Task to complete →
All of the data should be repeated exactly; pictures are not part of the copy.

Recorded data →
--------------------------------------------------

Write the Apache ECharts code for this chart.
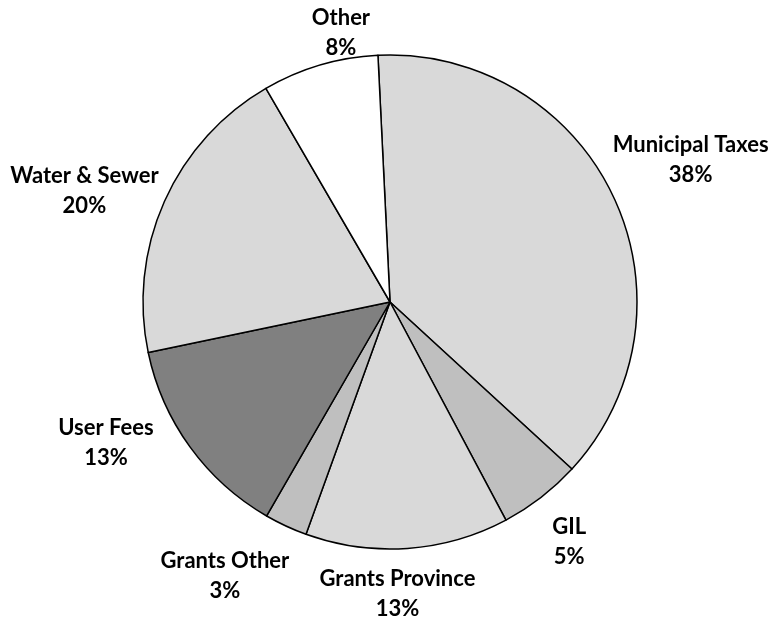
<!DOCTYPE html>
<html>
<head>
<meta charset="utf-8">
<script src="https://cdn.jsdelivr.net/npm/echarts@6/dist/echarts.min.js"></script>
<style>
html,body{margin:0;padding:0;background:#fff;}
#chart{width:772px;height:618px;}
</style>
</head>
<body>
<div id="chart"></div>
<script>
// Data (clockwise from top)
const categories = ['Municipal Taxes', 'GIL', 'Grants Province', 'Grants Other', 'User Fees', 'Water & Sewer', 'Other'];
const values = [37.6, 5.4, 13.3, 2.8, 13.4, 19.9, 7.6];

// Styling (kept separate from data)
const sliceColors = ['#d9d9d9', '#bfbfbf', '#d9d9d9', '#bfbfbf', '#808080', '#d9d9d9', '#ffffff'];
// label offsets from the slice's outer mid point
const labelOffsets = [[77, -37], [28, 45], [-10, 46], [-61, 50], [-84, -4], [-80, -11], [21, -32]];

const chart = echarts.init(document.getElementById('chart'), null, {renderer: 'canvas'});

const pieData = categories.map((c, i) => ({
  name: c,
  value: values[i],
  itemStyle: {color: sliceColors[i]}
}));

chart.setOption({
  animation: false,
  backgroundColor: '#ffffff',
  series: [{
    type: 'pie',
    center: [390, 302],
    radius: 247,
    startAngle: 92.8,
    clockwise: true,
    avoidLabelOverlap: false,
    percentPrecision: 0,
    itemStyle: {borderColor: '#000000', borderWidth: 1.5},
    emphasis: {disabled: true},
    label: {
      show: true,
      position: 'outside',
      formatter: '{b}\n{d}%',
      fontFamily: 'Lato',
      fontWeight: 'bold',
      fontSize: 22,
      lineHeight: 30,
      color: '#000000',
      align: 'center'
    },
    labelLine: {show: true, length: 10, length2: 0, lineStyle: {opacity: 0}},
    labelLayout: function (params) {
      const i = params.dataIndex;
      let px, py;
      if (params.labelLinePoints && params.labelLinePoints.length) {
        px = params.labelLinePoints[0][0];
        py = params.labelLinePoints[0][1];
      } else {
        const lay = chart.getModel().getSeriesByIndex(0).getData().getItemLayout(i);
        const mid = (lay.startAngle + lay.endAngle) / 2;
        px = lay.cx + lay.r * Math.cos(mid);
        py = lay.cy + lay.r * Math.sin(mid);
      }
      return {
        x: px + labelOffsets[i][0],
        y: py + labelOffsets[i][1],
        align: 'center',
        verticalAlign: 'middle'
      };
    },
    data: pieData
  }]
});
</script>
</body>
</html>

--------------------------------------------------

Solution to this exercise →
Write the Apache ECharts code for this chart.
<!DOCTYPE html>
<html>
<head>
<meta charset="utf-8">
<script src="https://cdn.jsdelivr.net/npm/echarts@6/dist/echarts.min.js"></script>
<style>
html,body{margin:0;padding:0;background:#fff;}
#chart{width:772px;height:618px;}
</style>
</head>
<body>
<div id="chart"></div>
<script>
// Data (clockwise from top)
const categories = ['Municipal Taxes', 'GIL', 'Grants Province', 'Grants Other', 'User Fees', 'Water & Sewer', 'Other'];
const values = [37.6, 5.4, 13.3, 2.8, 13.4, 19.9, 7.6];

// Styling (kept separate from data)
const sliceColors = ['#d9d9d9', '#bfbfbf', '#d9d9d9', '#bfbfbf', '#808080', '#d9d9d9', '#ffffff'];
// label offsets from the slice's outer mid point
const labelOffsets = [[77, -37], [28, 45], [-10, 46], [-61, 50], [-84, -4], [-80, -11], [21, -32]];

const chart = echarts.init(document.getElementById('chart'), null, {renderer: 'canvas'});

const pieData = categories.map((c, i) => ({
  name: c,
  value: values[i],
  itemStyle: {color: sliceColors[i]}
}));

chart.setOption({
  animation: false,
  backgroundColor: '#ffffff',
  series: [{
    type: 'pie',
    center: [390, 302],
    radius: 247,
    startAngle: 92.8,
    clockwise: true,
    avoidLabelOverlap: false,
    percentPrecision: 0,
    itemStyle: {borderColor: '#000000', borderWidth: 1.5},
    emphasis: {disabled: true},
    label: {
      show: true,
      position: 'outside',
      formatter: '{b}\n{d}%',
      fontFamily: 'Lato',
      fontWeight: 'bold',
      fontSize: 22,
      lineHeight: 30,
      color: '#000000',
      align: 'center'
    },
    labelLine: {show: true, length: 10, length2: 0, lineStyle: {opacity: 0}},
    labelLayout: function (params) {
      const i = params.dataIndex;
      let px, py;
      if (params.labelLinePoints && params.labelLinePoints.length) {
        px = params.labelLinePoints[0][0];
        py = params.labelLinePoints[0][1];
      } else {
        const lay = chart.getModel().getSeriesByIndex(0).getData().getItemLayout(i);
        const mid = (lay.startAngle + lay.endAngle) / 2;
        px = lay.cx + lay.r * Math.cos(mid);
        py = lay.cy + lay.r * Math.sin(mid);
      }
      return {
        x: px + labelOffsets[i][0],
        y: py + labelOffsets[i][1],
        align: 'center',
        verticalAlign: 'middle'
      };
    },
    data: pieData
  }]
});
</script>
</body>
</html>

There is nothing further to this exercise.